While some parts of the markets were expecting Draghi to address the exchange rate concerns, the euro strengthened partly due to the dovish comments from the U.S. Treasury Secretary Steven Mnuchin.
Mnuchin’s comments come a day before the ECB’s meeting, where he said that a weaker U.S. dollar was good for the economy. This sent the already weak greenback falling further.
While the euro was seen trading around $1.23 levels on Thursday morning, following the ECB’s event the common currency hit levels of $1.25 marking another fresh four year high.
ECB leaves monetary policy unchanged
At its first monetary policy meeting of the year, the European Central Bank left key interest rates and its asset purchases unchanged.
This was widely expected by the markets. The ECB reiterated that rates will remain at their current levels for the foreseeable future and even past the life of the stimulus program (which is due to end in September this year).
The main refinance rate remained at zero percent while the deposit rate was unchanged at -0.40% and the marginal lending rate was unchanged at 0.25%. The ECB also did not make any big changes to its monetary policy statement.
There was speculation that the ECB could be preparing the markets for a hawkish forward guidance given the improvements in the economy. This was based on the meeting minutes from December released just a few weeks ago.
“The Governing Council expects the key ECB interest rates to remain at their present levels for an extended period of time, and well past the horizon of the net asset purchases,” the ECB’s statement read.
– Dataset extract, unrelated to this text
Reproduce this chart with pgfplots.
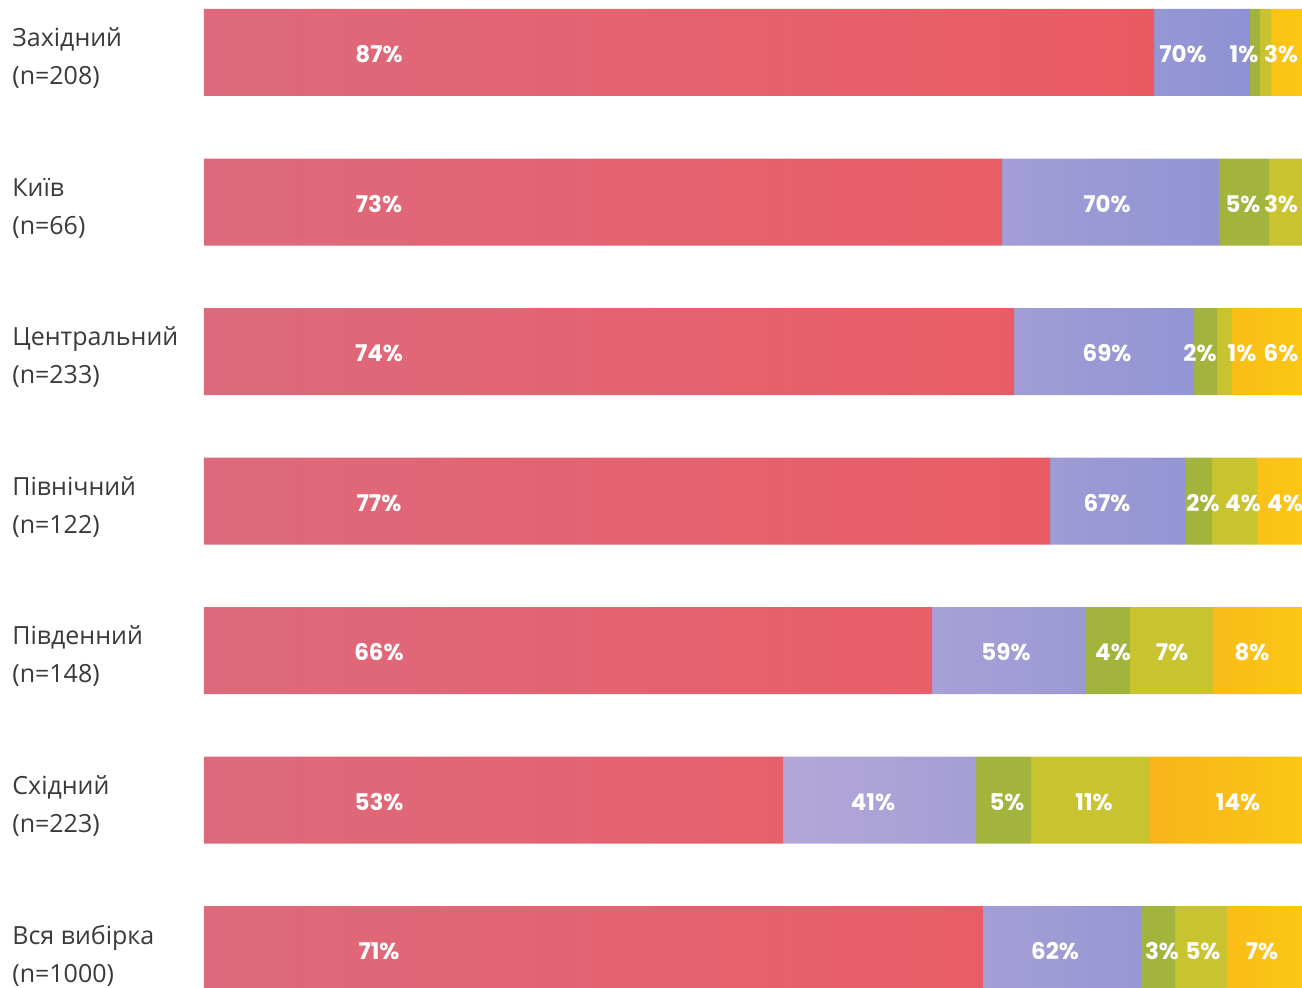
\documentclass[border=0pt]{standalone}
\usepackage{pgfplots}
\pgfplotsset{compat=1.18}
\usepackage{pgfplotstable}
\usepackage{fontspec}
\setmainfont{Open Sans}
\newfontfamily\pctfont{Poppins}

\definecolor{redA}{HTML}{DD6A7C}
\definecolor{redB}{HTML}{E84F5A}
\definecolor{redC}{HTML}{EB5A63}
\definecolor{bluA}{HTML}{B4A7D8}
\definecolor{bluB}{HTML}{8E92D3}
\definecolor{grn}{HTML}{A3B43C}
\definecolor{ygr}{HTML}{C9C330}
\definecolor{orgA}{HTML}{F8B41C}
\definecolor{orgB}{HTML}{FBC614}
\definecolor{lbl}{HTML}{3A3A3A}

% segment widths in px of the 1098 px bar
\pgfplotstableread{
y red blue green yg orange
0 950 96 10 11 31
1 798 217 50 33 0
2 810 180 23 15 70
3 846 135 27 45 45
4 728 154 44 83 89
5 579 193 55 118 153
6 779 159 33 52 75
}\widths

% printed percentages and where they sit
\pgfplotstableread{
y x lab
0 175 87
0 979 70
0 1040 1
0 1077 3
1 175 73
1 903 70
1 1039 5
1 1077 3
2 175 74
2 903 69
2 996 2
2 1038 1
2 1077 6
3 175 77
3 903 67
3 999 2
3 1039 4
3 1081 4
4 175 66
4 802 59
4 909 4
4 968 7
4 1048 8
5 175 53
5 669 41
5 803 5
5 890 11
5 1034 14
6 175 71
6 851 62
6 958 3
6 999 5
6 1058 7
}\labels

\pgfplotsset{base/.style={
  scale only axis, width=549pt, height=493.5pt,
  at={(102pt,0pt)}, anchor=south west,
  xmin=0, xmax=1098, ymin=-0.3512, ymax=6.2508, y dir=reverse,
  axis line style={draw=none}, tick style={draw=none},
  major tick length=0pt, xtick=\empty}}

\begin{document}
\begin{tikzpicture}
\begin{axis}[base, xbar stacked, bar width=43.5pt,
  ytick={0,...,6},
  yticklabels={{Західний\\(n=208)},{Київ\\(n=66)},{Центральний\\(n=233)},
    {Північний\\(n=122)},{Південний\\(n=148)},{Східний\\(n=223)},
    {Вся вибірка\\(n=1000)}},
  yticklabel style={anchor=west, align=left, inner sep=0pt, xshift=-96pt,
    yshift=-3pt, text=lbl, font=\fontsize{12.5}{19}\selectfont}]
\addplot[draw=none, left color=redA, middle color=redB, right color=redC] table[x=red, y=y] {\widths};
\addplot[draw=none, left color=bluA, right color=bluB] table[x=blue, y=y] {\widths};
\addplot[draw=none, fill=grn] table[x=green, y=y] {\widths};
\addplot[draw=none, fill=ygr] table[x=yg, y=y] {\widths};
\addplot[draw=none, left color=orgA, right color=orgB] table[x=orange, y=y] {\widths};
\end{axis}
\begin{axis}[base, ytick=\empty]
\addplot[draw=none, mark=none,
  nodes near coords={\pgfmathprintnumber[assume math mode=true]{\pgfplotspointmeta}\%},
  point meta=explicit,
  every node near coord/.append style={anchor=center, text=white, yshift=-1pt,
    font=\pctfont\bfseries\fontsize{11.5}{13}\selectfont}]
  table[x=x, y=y, meta=lab] {\labels};
\end{axis}
\pgfresetboundingbox
\useasboundingbox (0,0) rectangle (651pt,493.5pt);
\end{tikzpicture}
\end{document}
The central bank affirmed its commitment to keeping its asset purchases at a pace of 30 billion euro per month until September 2018 (and beyond). The central bank also left its previous statement noting that “if the outlook becomes less favourable, or if financial conditions become inconsistent with further progress towards a sustained adjustment in the path of inflation, the Governing Council stands ready to increase the asset purchase programme (APP) in terms of size and/or duration.”
Draghi makes a futile attempt to hit back against Mnuchin
Most of the post monetary policy press conference was focused on the recent strength of the euro’s exchange rate. Draghi said that there were concerns over the exchange rate volatility. He also asserted that an interest rate hike this year was unlikely.
Draghi said that some of the policy makers were concerned over the statements from U.S. officials which touched not just the exchange rate but also the status of international relations.
At the press conference, Draghi painted an optimistic picture noting that the economic expansion in the euro area was robust and that it strengthened the central bank’s confidence that inflation will move closer to the 2% target.
However, previous estimates as early as December showed that the ECB expects inflation to remain below 2% until 2019. Draghi said that an ample degree of monetary stimulus was necessary in order for the underlying inflation pressures to build up.
Inflation in the eurozone was seen to be weaker as core CPI was recorded at 0.9% on an annual basis for the year ending December 2017. This comes after consumer prices briefly spiked during second half of last year.
Speaking about exchange rates, Draghi made it very clear that it was not the central bank’s mandate to target exchange rate. But he said it was important for an economy’s growth and stability.
With the ECB now out of the way, the markets will be looking to macro-economic fundamentals as well as the build-up of political risks which comes from the Italian elections due in March.